Bowyer has for years made no bones about what a victory at his home track would mean to him personally and professionally.

“You always have that pressure and when you go home it’s that much more because all your friends will start calling last Thursday — ‘Are you ready to win Kansas? We’re going to be there Tuesday, are you ready?” Bowyer said. “It would be awesome to win here.”

Edwards, meanwhile, continues to be haunted by memories of the fall 2008 race at Kansas when he dive-bombed Jimmie Johnson going into the final corner, passing the No. 48 Hendrick Motorsports Chevrolet with a daring move to the inside, only to drift high up the track coming off the turn and allow Johnson to move back underneath for the win.

“Somebody sent me a link to the 2008 race with me and Jimmie and that was literally the most upset I’ve ever been after a race because we got so close and I wanted to win so badly,” Edwards said. “It would be a spectacular race to win.
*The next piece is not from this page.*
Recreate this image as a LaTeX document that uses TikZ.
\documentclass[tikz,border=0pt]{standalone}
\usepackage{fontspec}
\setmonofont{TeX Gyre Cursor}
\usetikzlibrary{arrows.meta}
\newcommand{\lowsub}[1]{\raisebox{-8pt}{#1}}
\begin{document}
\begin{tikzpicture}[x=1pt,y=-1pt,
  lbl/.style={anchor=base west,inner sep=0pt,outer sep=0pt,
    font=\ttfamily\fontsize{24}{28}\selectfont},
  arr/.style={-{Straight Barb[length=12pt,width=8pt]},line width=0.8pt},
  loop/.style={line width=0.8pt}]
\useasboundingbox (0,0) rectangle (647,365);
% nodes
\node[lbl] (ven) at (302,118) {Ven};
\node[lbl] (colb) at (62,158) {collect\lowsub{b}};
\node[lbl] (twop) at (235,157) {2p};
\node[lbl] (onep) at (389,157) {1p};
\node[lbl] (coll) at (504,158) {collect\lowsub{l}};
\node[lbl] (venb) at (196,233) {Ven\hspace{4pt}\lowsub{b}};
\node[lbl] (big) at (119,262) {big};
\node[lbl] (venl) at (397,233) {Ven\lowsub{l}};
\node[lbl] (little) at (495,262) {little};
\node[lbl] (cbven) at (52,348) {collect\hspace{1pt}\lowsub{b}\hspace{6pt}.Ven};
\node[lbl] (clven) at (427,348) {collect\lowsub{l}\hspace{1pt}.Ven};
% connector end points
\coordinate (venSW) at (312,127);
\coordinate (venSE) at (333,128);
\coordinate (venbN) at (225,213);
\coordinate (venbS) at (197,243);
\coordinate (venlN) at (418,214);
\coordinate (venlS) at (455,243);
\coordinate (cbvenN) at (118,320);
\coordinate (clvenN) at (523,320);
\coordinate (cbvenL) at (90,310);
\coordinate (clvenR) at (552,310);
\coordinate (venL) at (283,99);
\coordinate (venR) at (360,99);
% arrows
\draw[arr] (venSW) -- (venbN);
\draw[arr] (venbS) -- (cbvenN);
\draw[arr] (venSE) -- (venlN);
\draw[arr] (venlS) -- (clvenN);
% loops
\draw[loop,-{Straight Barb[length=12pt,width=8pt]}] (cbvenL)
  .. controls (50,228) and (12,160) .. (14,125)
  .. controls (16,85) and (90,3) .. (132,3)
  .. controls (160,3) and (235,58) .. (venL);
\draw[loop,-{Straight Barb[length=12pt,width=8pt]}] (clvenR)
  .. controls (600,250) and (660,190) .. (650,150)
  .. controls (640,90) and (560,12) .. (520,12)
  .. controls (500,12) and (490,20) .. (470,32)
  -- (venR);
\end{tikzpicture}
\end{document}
“I drove by this place before I was doing any NASCAR stuff, it’s almost like you don’t want to look at it because it’s all there — your hopes and dreams. There’s so many people from my hometown and so many people that I’ve raced with that are going to be here.”
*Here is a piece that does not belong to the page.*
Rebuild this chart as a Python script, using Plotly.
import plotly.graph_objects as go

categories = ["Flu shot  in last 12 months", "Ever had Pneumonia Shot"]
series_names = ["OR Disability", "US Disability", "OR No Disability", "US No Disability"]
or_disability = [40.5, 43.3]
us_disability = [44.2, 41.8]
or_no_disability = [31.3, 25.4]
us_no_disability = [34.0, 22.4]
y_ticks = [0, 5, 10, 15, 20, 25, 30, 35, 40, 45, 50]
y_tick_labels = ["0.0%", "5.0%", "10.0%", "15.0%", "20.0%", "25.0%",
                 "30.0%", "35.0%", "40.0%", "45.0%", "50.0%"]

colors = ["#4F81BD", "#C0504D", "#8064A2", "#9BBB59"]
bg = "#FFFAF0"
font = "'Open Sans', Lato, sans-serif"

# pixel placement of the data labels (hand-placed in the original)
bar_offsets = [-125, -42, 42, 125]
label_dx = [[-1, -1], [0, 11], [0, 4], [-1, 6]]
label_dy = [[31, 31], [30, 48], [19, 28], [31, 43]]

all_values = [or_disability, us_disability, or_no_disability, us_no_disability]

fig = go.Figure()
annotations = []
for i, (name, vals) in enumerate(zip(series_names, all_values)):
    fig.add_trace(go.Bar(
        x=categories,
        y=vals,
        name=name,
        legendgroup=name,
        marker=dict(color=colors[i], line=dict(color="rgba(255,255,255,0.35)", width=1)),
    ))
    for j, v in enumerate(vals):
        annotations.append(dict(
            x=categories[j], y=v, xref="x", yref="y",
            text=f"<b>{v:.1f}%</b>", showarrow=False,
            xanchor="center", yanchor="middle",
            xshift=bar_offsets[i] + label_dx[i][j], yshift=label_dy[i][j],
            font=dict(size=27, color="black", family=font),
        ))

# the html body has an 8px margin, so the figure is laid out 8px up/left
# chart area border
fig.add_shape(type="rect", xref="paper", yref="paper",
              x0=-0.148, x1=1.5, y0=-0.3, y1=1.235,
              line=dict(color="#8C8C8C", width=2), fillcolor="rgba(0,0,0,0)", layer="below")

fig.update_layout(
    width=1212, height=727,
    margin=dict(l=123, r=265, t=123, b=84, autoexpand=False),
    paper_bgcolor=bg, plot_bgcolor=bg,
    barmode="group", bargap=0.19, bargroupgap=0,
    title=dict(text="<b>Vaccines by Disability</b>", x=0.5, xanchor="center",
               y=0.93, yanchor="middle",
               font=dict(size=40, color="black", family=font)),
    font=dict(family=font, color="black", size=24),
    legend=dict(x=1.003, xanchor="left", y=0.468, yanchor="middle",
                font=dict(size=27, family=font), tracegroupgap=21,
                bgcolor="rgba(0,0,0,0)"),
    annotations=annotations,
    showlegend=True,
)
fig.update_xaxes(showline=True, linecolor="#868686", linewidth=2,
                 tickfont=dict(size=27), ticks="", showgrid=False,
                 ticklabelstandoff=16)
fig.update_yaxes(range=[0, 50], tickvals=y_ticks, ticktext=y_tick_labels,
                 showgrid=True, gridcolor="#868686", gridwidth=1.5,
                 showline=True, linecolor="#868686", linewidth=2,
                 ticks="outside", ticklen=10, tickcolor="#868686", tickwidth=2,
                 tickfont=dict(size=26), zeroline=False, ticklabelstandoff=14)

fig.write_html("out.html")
The only driver who might be as hungry for a Kansas win as Edwards and Bowyer might be Joplin, Missouri’s Jamie McMurray, who likewise is winless at the track where his roots run deep.

“I remember when Kansas Speedway was built I was racing Late Models at I-70 and Lakeside at the time, and we were going out to Colorado to run an ARCA race that year and I remember seeing the Kansas Speedway property and driving by that and them saying they were going to put a NASCAR track there,” McMurray said. “It was hard to even believe that was a possibility in the Midwest. I remember watching the construction and everything go up as you kind of drove past it. It’s really cool to be able to race there now and be a part of all of that.”